Si se limita el argumento a la planificación central, resulta evidente una desanalogía. Los políticos capitalistas carecen de los medios para suprimir toda oposición; no controlan todas las imprentas. Ciertamente, como vemos en los Estados Unidos, una economía que no está planificada centralmente pero permite un control gubernamental muy sustancial de la economía permite al gobierno actuar contra sus oponentes. Afortunadamente, la falta de control total marca la diferencia.
En una de sus reconstrucciones del argumento de Harwood, Sehon comete un error. Harwood necesita encontrar un punto de diferencia entre los políticos socialistas y los capitalistas. ¿Por qué los socialistas harán todo lo posible por mantenerse en el poder de una forma que los capitalistas no harán?
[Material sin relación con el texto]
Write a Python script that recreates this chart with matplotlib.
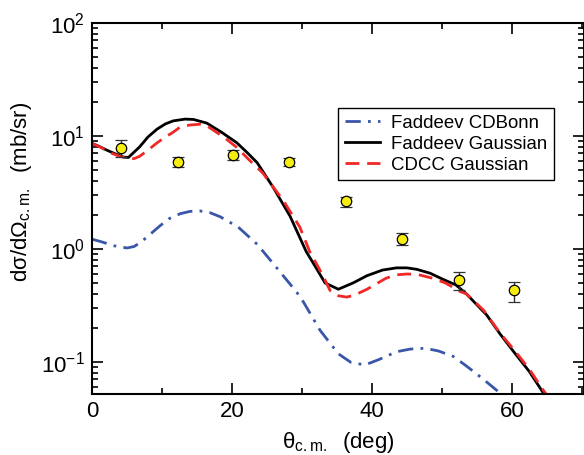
import matplotlib
matplotlib.use("Agg")
import matplotlib.pyplot as plt
from matplotlib.ticker import LogLocator, MultipleLocator, NullFormatter

plt.rcParams['font.family'] = ['Liberation Sans', 'DejaVu Sans']
plt.rcParams['mathtext.fontset'] = 'custom'
plt.rcParams['mathtext.rm'] = 'Liberation Sans'
plt.rcParams['mathtext.it'] = 'Liberation Sans'
plt.rcParams['mathtext.default'] = 'regular'
plt.rcParams['axes.unicode_minus'] = False

# ---- data ----
exp_x = [4.1, 12.3, 20.2, 28.2, 36.3, 44.3, 52.4, 60.3]
exp_y = [7.8, 5.9, 6.8, 5.9, 2.65, 1.23, 0.53, 0.43]
exp_err_lo = [1.3, 0.6, 0.65, 0.5, 0.28, 0.15, 0.10, 0.09]
exp_err_hi = [1.4, 0.6, 0.7, 0.5, 0.25, 0.16, 0.095, 0.08]

fg_x = [0, 1.0, 2.1, 3.2, 4.5, 5.2, 6.8, 8.0, 9.3, 10.5, 11.6, 13.3, 14.5, 16.4,
        17.3, 18.5, 20.7, 22.2, 23.6, 25.9, 28.3, 30.6, 31.9, 33.3, 35.2, 37.3,
        39.3, 41.5, 43.5, 45.0, 46.4, 48.3, 50.1, 52.0, 53.5, 55.0, 56.4, 58.3,
        60.3, 62.5, 64.5, 66.0]
fg_y = [8.6, 8.1, 7.5, 7.0, 6.5, 6.45, 8.0, 9.8, 11.5, 12.8, 13.6, 14.1, 14.0, 13.0,
        12.0, 10.8, 8.7, 7.1, 5.8, 3.5, 1.95, 0.95, 0.7, 0.5, 0.44, 0.5,
        0.58, 0.65, 0.68, 0.68, 0.66, 0.61, 0.54, 0.48, 0.4, 0.32, 0.26, 0.177,
        0.122, 0.082, 0.053, 0.04]

cdcc_x = [0, 1.3, 2.6, 4.0, 5.2, 6.0, 6.8, 8.0, 9.3, 10.5, 11.6, 12.6, 14.0, 15.4,
          16.4, 17.3, 19.0, 20.7, 22.5, 24.4, 27.3, 29.7, 31.1, 33.0, 34.0, 35.2,
          36.4, 37.5, 39.3, 42.0, 43.5, 45.0, 46.5, 48.7, 50.5, 52.6, 53.5, 56.0,
          58.3, 60.3, 62.5, 64.5, 66.0]
cdcc_y = [8.6, 7.9, 7.1, 6.6, 6.35, 6.3, 6.6, 7.5, 8.7, 9.8, 10.8, 12.0, 12.5, 12.7,
          12.3, 11.3, 9.6, 7.9, 6.1, 4.7, 2.7, 1.56, 0.95, 0.58, 0.43, 0.385,
          0.375, 0.39, 0.44, 0.55, 0.59, 0.60, 0.595, 0.55, 0.5, 0.42, 0.4, 0.285,
          0.18, 0.128, 0.086, 0.056, 0.042]

cdb_x = [0, 1.5, 3.0, 5.0, 6.0, 7.0, 8.5, 9.7, 11.0, 12.6, 14.0, 15.4, 16.8, 18.3,
         20.9, 23.6, 26.4, 29.3, 30.2, 32.6, 35.2, 37.0, 39.0, 41.0, 43.5, 45.5,
         47.6, 49.5, 51.6, 53.5, 55.7, 58.3, 60.0]
cdb_y = [1.22, 1.15, 1.07, 1.02, 1.05, 1.15, 1.38, 1.6, 1.85, 2.05, 2.15, 2.17, 2.1, 1.93,
         1.56, 1.1, 0.68, 0.41, 0.34, 0.19, 0.118, 0.099, 0.094, 0.105, 0.123, 0.13,
         0.132, 0.125, 0.112, 0.092, 0.072, 0.053, 0.043]

labels = ["Faddeev CDBonn", "Faddeev Gaussian", "CDCC Gaussian"]

# ---- figure ----
fig = plt.figure(figsize=(5.84, 4.55), dpi=100)
W, H = 584, 455
ax = fig.add_axes([92 / W, (H - 394) / H, (584 - 92) / W, (394 - 23) / H])

ax.plot(cdb_x, cdb_y, color='#3a56a8', lw=2.0, dashes=(5.5, 2.6, 1.0, 2.6), label=labels[0])
ax.plot(fg_x, fg_y, color='black', lw=2.0, label=labels[1])
ax.plot(cdcc_x, cdcc_y, color='#f02828', lw=2.0, dashes=(5.0, 2.8), label=labels[2])

ax.errorbar(exp_x, exp_y, yerr=[exp_err_lo, exp_err_hi], fmt='o', ms=7.5,
            mfc='#f5ee10', mec='black', mew=0.9, ecolor='#333333', elinewidth=1.0,
            capsize=4.5, capthick=1.0, zorder=5)

ax.set_yscale('log')
ax.set_xlim(0, 70.3)
ax.set_ylim(0.052, 100)

ax.xaxis.set_major_locator(MultipleLocator(20))
ax.xaxis.set_minor_locator(MultipleLocator(10))
ax.yaxis.set_major_locator(LogLocator(base=10, numticks=10))
ax.yaxis.set_minor_locator(LogLocator(base=10, subs=range(2, 10), numticks=20))
ax.yaxis.set_minor_formatter(NullFormatter())

ax.tick_params(which='both', direction='in', top=True, right=True, width=1.2)
ax.tick_params(which='major', length=8, labelsize=16, pad=5)
ax.tick_params(which='minor', length=4.5)
ax.tick_params(axis='x', which='major', pad=5)

for s in ax.spines.values():
    s.set_linewidth(1.5)

ax.set_ylabel('dσ/dΩ$_{c.m.}$  (mb/sr)', fontsize=16)
ax.yaxis.set_label_coords(-0.118, 0.545)
ax.set_xlabel('θ$_{c.m.}$  (deg)', fontsize=16)
ax.xaxis.set_label_coords(0.5, -0.097)

leg = ax.legend(loc='upper left', bbox_to_anchor=(0.5, 0.771), borderaxespad=0,
                fontsize=13.4, frameon=True, fancybox=False, framealpha=1,
                edgecolor='black', handlelength=1.9, handletextpad=0.6,
                labelspacing=0.22, borderpad=0.35)
leg.get_frame().set_linewidth(1.0)

fig.savefig('out.png', dpi=100)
Sehon sugiere que Harwood podría intentar limitar sus argumentos a los sistemas «verdaderamente horribles». Su reconstrucción incluye las premisas «(3a) Para que los defensores de un sistema verdaderamente horrible se mantengan en el poder, es necesario que restrinjan la expresión de los opositores» y «(3b) Los socialistas son defensores de un sistema horrible». Con estas premisas, el argumento puede utilizarse para demostrar que los socialistas restringirán el discurso; es, dice Sehon, un argumento válido.
Sin embargo, hay un problema con él, según Sehon. «Pero el argumento tiene, no obstante, un fallo flagrante; simplemente asume en (3b) que el socialismo es un sistema horrible. . . . Pero si podemos simplemente asumir que el socialismo es un sistema horrible, entonces no necesitamos el resto del argumento. . . . El argumento es, de nuevo, un cuestionamiento» (énfasis en el original).
Sehon tiene toda la razón en que si se quiere demostrar que el socialismo es un sistema horrible, no se puede dar por sentado que lo es como premisa. Sin embargo, eso no hace que el argumento sea inútil. Si tienes motivos para pensar que el socialismo es un sistema horrible, entonces este argumento te da razones para pensar que suprimirá la oposición, una conclusión que, dependiendo de cómo se caracterice «horrible», podría no seguirse de la premisa «el socialismo es un sistema horrible» por sí sola.
Una vez más, Sehon tiene que hacerlo mejor.